A further 43% are using AI to compete beyond their core industries, more than double the global figure of 20%. The survey polled 1,217 senior executives between July and September 2025, including 30 respondents from Singapore-listed firms with revenue above US$100 million.

Singapore businesses are also ahead in deploying AI in more sophisticated ways, such as autonomous and self-optimising ways, at 17% compared to 8% globally.

However, the data points to a widening gap between ambition and outcomes. PwC identifies a group it terms “AI leaders” — the top 20% of companies by AI-driven performance — that generate 7.2 times more revenue and efficiency gains than peers on an industry-adjusted basis. By that measure, Singapore’s corporate sector has yet to translate adoption into comparable returns.

The shortfall is most evident in governance and data readiness. Just 53% of Singapore firms report having robust, up-to-date security for data and AI models, compared with 69% among AI leaders.

See also: AI agents gain traction in Singapore, but data gaps hold back adoption

Fewer than half have formal responsible AI frameworks or cross-functional governance boards, versus roughly two-thirds of top performers. Only 37% maintain a single trusted record of critical data, and 40% rely on structured datasets, which is well below the roughly 60% benchmark among AI leaders.

Moreover, only 37% of Singapore businesses have redesigned workflows to embed AI rather than simply bolting tools onto existing processes, compared with 56% of AI leaders.
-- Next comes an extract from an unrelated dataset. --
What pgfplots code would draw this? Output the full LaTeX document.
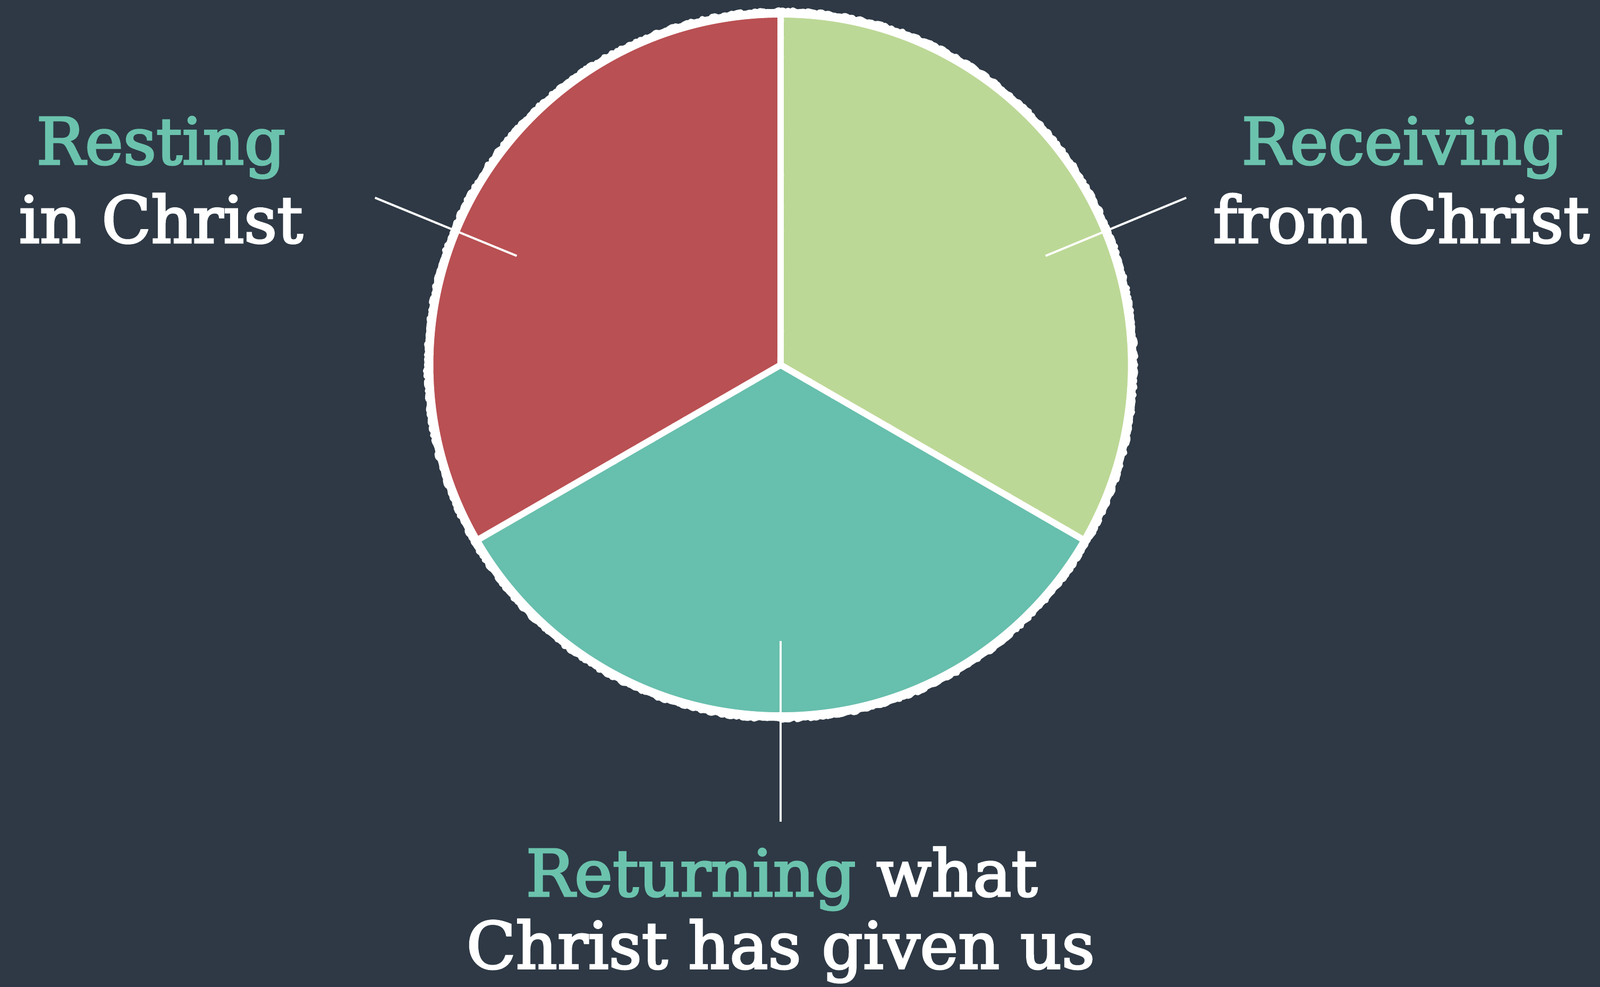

Anthony Dias, AI Hub Leader at PwC Singapore, says the distinction among top performers comes down to deliberate operation rather than scale of spending. "The companies achieving the highest AI-driven returns globally are distinguished not by how much they spend, but by how deliberately they operate," he says, pointing to governance as the area where Singapore firms should focus first. "It is foundational to sustained AI performance, and an area where local businesses currently trail their global peers."